Above his head are the words: Crux Sancti Patris Benedicti (Cross of the Holy Father Benedict). Around the edge are the words: Ejus in obitu nostro praesentia muniamus. (May we at our death be fortified by his presence).
Below his feet are the letters: EX SM CASINO MDCCCLXX (From holy Monte Cassino, 1880).
This medal was created in Monte Cassino, Italy, in 1880 to celebrate the 1400th anniversary of Saint Benedict's birth. The occasion of this celebration is why the medal is called the "Jubilee" medal.
The Reverse Side - The back of the medal is dominated by a large cross.

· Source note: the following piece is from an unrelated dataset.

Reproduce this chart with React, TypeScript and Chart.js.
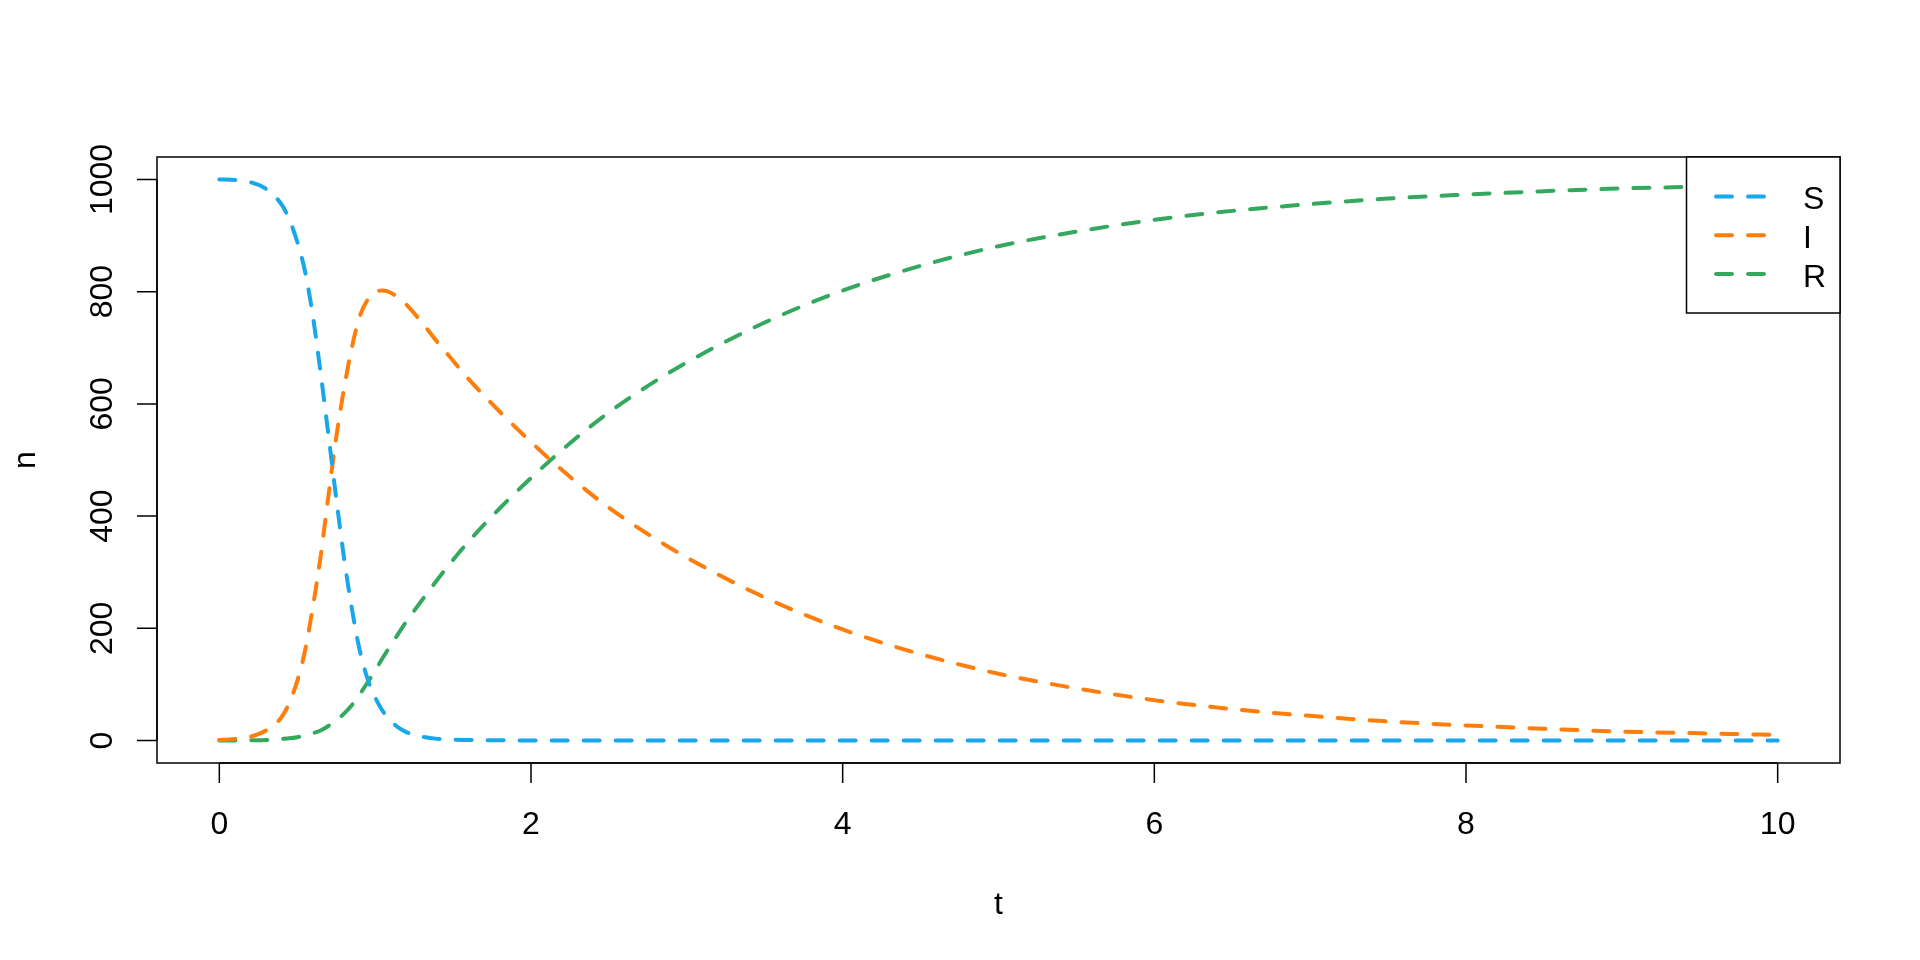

The letters on the cross are actually the initials for the Latin phrases: Crux Sacra Sit Mihi Lux (The Holy Cross be my light) and Non Draco Sit Mihi Dux (Let not the dragon be my guide).
In the four corners are circles with the letters CSPB. These letters are the initials for Crux Sancti Patris Benedicti (The Cross of our holy father Benedict).
At the top is the word Pax (peace). Around the edge are the initials for the exorcism prayer: Vade Retro Satana, Nunquam Suade Mihi Vana - Sunt Mala Quae Libas, Ipse Venena Bibas (Begone, Satan, do not suggest to me thy vanities - evil are the things thou profferest, drink thou thy own poison).